Santa Monica is considered to have one of the strictest bans on short-term rentals in the country. A report by Conde Nast Traveler last year identified cities around the world that regulate Airbnb in varying degrees. They include Los Angeles, San Francisco, Charleston, Amsterdam, New York, Mallorca, Paris and Barcelona.
After more than three years of debate, Los Angeles passed its ordinance last December limiting short-term rentals to primary residences, not second homes or investment property. The law was intended to deter people from buying apartments and running them like hotels, a practice that activists said was exacerbating the housing crisis.
But the rules did not take immediate effect. Los Angeles gave hosts until November to register with the city through a new system.
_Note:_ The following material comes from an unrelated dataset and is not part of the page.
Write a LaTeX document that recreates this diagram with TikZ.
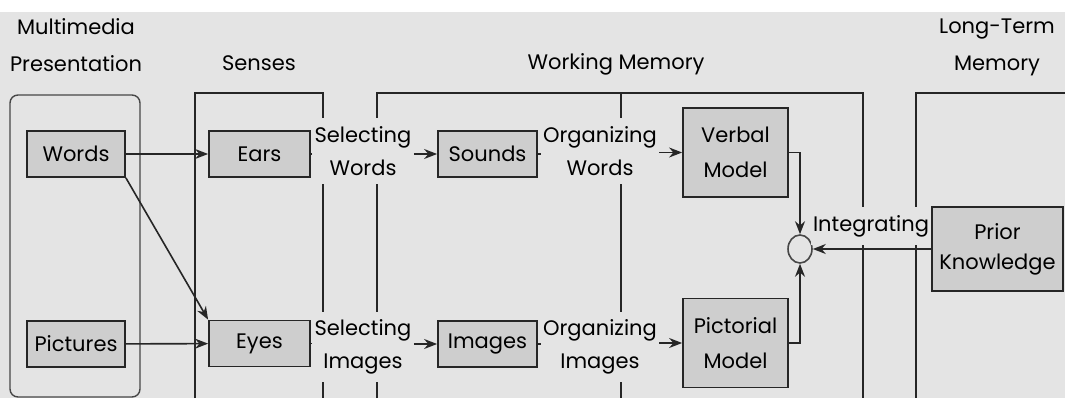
\documentclass[tikz,border=0pt]{standalone}
\usepackage{fontspec}
\setmainfont{Poppins}
\usepackage{tikz}
\usetikzlibrary{positioning,shapes.geometric,arrows.meta}
\definecolor{cmpaper}{HTML}{E4E4E4}
\definecolor{cmbox}{HTML}{CECECE}
\definecolor{cmink}{HTML}{262626}
\newcommand{\cmtext}{\fontsize{10.5}{16.5}\selectfont}
\newcommand{\cmhead}{\fontsize{10.5}{18.5}\selectfont}

\begin{document}
\begin{tikzpicture}[x=0.5pt, y=-0.5pt,
  stage/.style ={draw=cmink, line width=0.9pt},
  unit/.style  ={draw=cmink, fill=cmbox, line width=0.9pt, inner sep=0pt,
                 minimum width=49pt, minimum height=23pt, font=\cmtext},
  model/.style ={unit, align=center, minimum width=52.5pt, minimum height=44.5pt,
                 font=\fontsize{10.5}{17.5}\selectfont},
  proc/.style  ={fill=cmpaper, align=center, inner xsep=1pt, inner ysep=4pt, font=\cmtext},
  head/.style  ={align=center, inner sep=0pt, font=\cmhead},
  flow/.style  ={draw=cmink, line width=0.8pt, -{Stealth[length=6.5pt,width=5pt]}},
]
% page: white margin strips, grey panel (1 unit = 1 px)
\useasboundingbox (0,0) rectangle (1065,401);
\fill[white] (0,0) rectangle (1065,401);
\fill[cmpaper] (0,12) rectangle (1065,398);

% column headings
\node[head] (hPres)  at (76,45)  {Multimedia\\Presentation};
\node[head] (hSense) at (259,63) {Senses};
\node[head] (hWork)  at (616,64) {Working Memory};
\node[head] (hLong)  at (997,47) {Long-Term\\Memory};

% stage frames (open at the bottom)
\draw[cmink!85, line width=0.7pt, rounded corners=4pt] (10,95) rectangle (140,397);
\foreach \l/\r in {195/323, 377/863}
  \draw[stage] (\l,398) -- (\l,93) -- (\r,93) -- (\r,398);
\draw[stage] (621,93) -- (621,398);
\draw[stage] (1065,93) -- (916,93) -- (916,398);

% boxes
\node[unit] (words)    at (76,154)    {Words};
\node[unit] (pictures) at (76,344)    {Pictures};
\node[unit, minimum width=50.5pt] (ears) at (259.5,154) {Ears};
\node[unit, minimum width=50.5pt] (eyes) at (259.5,343.5) {Eyes};
\node[unit, minimum width=49.5pt] (sounds) at (487.5,154) {Sounds};
\node[unit, minimum width=49.5pt] (images) at (487.5,344) {Images};
\node[model] (verbal)    at (735.5,152.5) {Verbal\\Model};
\node[model] (pictorial) at (735.5,343)   {Pictorial\\Model};
\node[unit, align=center, minimum width=65.5pt, minimum height=42pt,
      font=\fontsize{10.5}{15}\selectfont] (prior) at (997.5,249) {Prior\\Knowledge};
\node[ellipse, draw=cmink!85, line width=0.8pt, inner sep=0pt,
      minimum width=12pt, minimum height=14pt] (join) at (800,249) {};

% process labels (they break the frame lines)
\node[proc] (selW) at (363,151) {Selecting\\Words};
\node[proc] (selI) at (363,347) {Selecting\\Images};
\node[proc] (orgW) at (600,151) {Organizing\\Words};
\node[proc] (orgI) at (600,347) {Organizing\\Images};
\node[proc] (integ) at (871,226) {Integrating};

% connections
\draw[flow] (words) -- (ears);
\draw[flow] (words.south east) -- (eyes.north west);
\draw[flow] (pictures) -- (eyes);
\draw[stage] (ears.east) -- (selW.west |- ears.east);
\draw[stage] (eyes.east) -- (selI.west |- eyes.east);
\draw[flow] (selW.east |- sounds.west) -- (sounds.west);
\draw[flow] (selI.east |- images.west) -- (images.west);
\draw[stage] (sounds.east) -- (orgW.west |- sounds.east);
\draw[stage] (images.east) -- (orgI.west |- images.east);
\draw[flow] (orgW.east |- verbal.west) -- (verbal.west);
\draw[flow] (orgI.east |- pictorial.west) -- (pictorial.west);
\draw[flow] (verbal.east) -| (join.north);
\draw[flow] (pictorial.east) -| (join.south);
\draw[flow] (prior.west) -- (join.east);
\end{tikzpicture}
\end{document}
In a letter sent to city officials last week, Airbnb argued it needed more time to build a computerized system to share rental information with the city — one of the ways that online platforms can comply with the new ordinance. A spokesman for the city’s planning department said there were other ways to comply and the new rules would take effect Nov. 1.
Rosenblatt’s challenge to the Santa Monica ordinance reached the 9th Circuit on an appeal of a district judge’s decision to dismiss the lawsuit. Without a trial, the judge ruled there was no legal basis under which Rosenblatt could prevail.
The 9th Circuit rejected another challenge of the law earlier this year by Airbnb and Expedia Group Inc.’s HomeAway.